Let $B$ be the subgroup of $G = GL_n(\mathbb C)$ of invertible upper triangular matrices, and let $U \subset B$ be the set of upper triangular matrices with diagonal entries 1. Prove that $B = N(U)$ and that $B = N(B)$.

Direct computation is so complicated...So I tried to prove $B \subset N(B)$ and $N(B) \subset B$. Since $B \subset N(B)$ is trivial, I have only to show $N(B) \subset B$. But it is so difficult to me. Is this method correct? I need help.

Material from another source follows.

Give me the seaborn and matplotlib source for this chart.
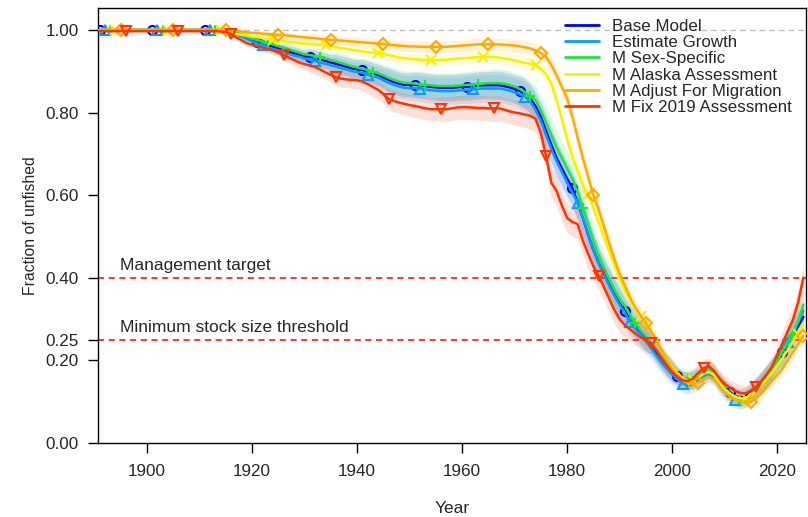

• The normalizer where? Do you mean the normalizer of $U$ in $B$? Or the normalizer of $U$ in $G$? Commented May 21, 2017 at 17:55
• I want to know the normalizer of $B$ in $G$ and $U$ in $G$. Commented May 22, 2017 at 0:06

you may have confused normalizer with centralizer

$$N(U)=\left\{g∈G:gU=Ug\right\}$$

you may think $$U$$ as a single element $$u$$ just like this, $$Z(u)=\left\{g∈G:gu=ug\right\}$$

actually, there may be many elements in $$U$$

for example, in $$GL_2(\mathbb{C})$$, $$B=\left\{\begin{pmatrix}a&b\\&d\end{pmatrix}:ad≠0;a, b, d∈\mathbb{C}\right\}$$

$$U=\left\{\begin{pmatrix}1&e\\&1\end{pmatrix}:e∈\mathbb{C}\right\}$$

you may think there's only $$e$$ in $$U$$, but it's not true

take any $$\begin{pmatrix}a&b\\c&d\end{pmatrix}∈GL_2(\mathbb{C})$$

$$\begin{pmatrix}a&b\\c&d\end{pmatrix}\begin{pmatrix}1&e_1\\&1\end{pmatrix}=\begin{pmatrix}1&e_2\\&1\end{pmatrix}\begin{pmatrix}a&b\\c&d\end{pmatrix}$$

that is, $$\begin{pmatrix}a&ae_{1}+b\\c&ce_{1}+d\end{pmatrix}=\begin{pmatrix}a+ce_{2}&b+de_{2}\\c&d\end{pmatrix}$$

we have, $$ce_{1}＝ce_{2}=0, ae_{1}=de_{2}$$

due to the arbitrariness of $$e_{1},e_{2}$$

we have, $$c＝0$$, that is, $$N(U)=B$$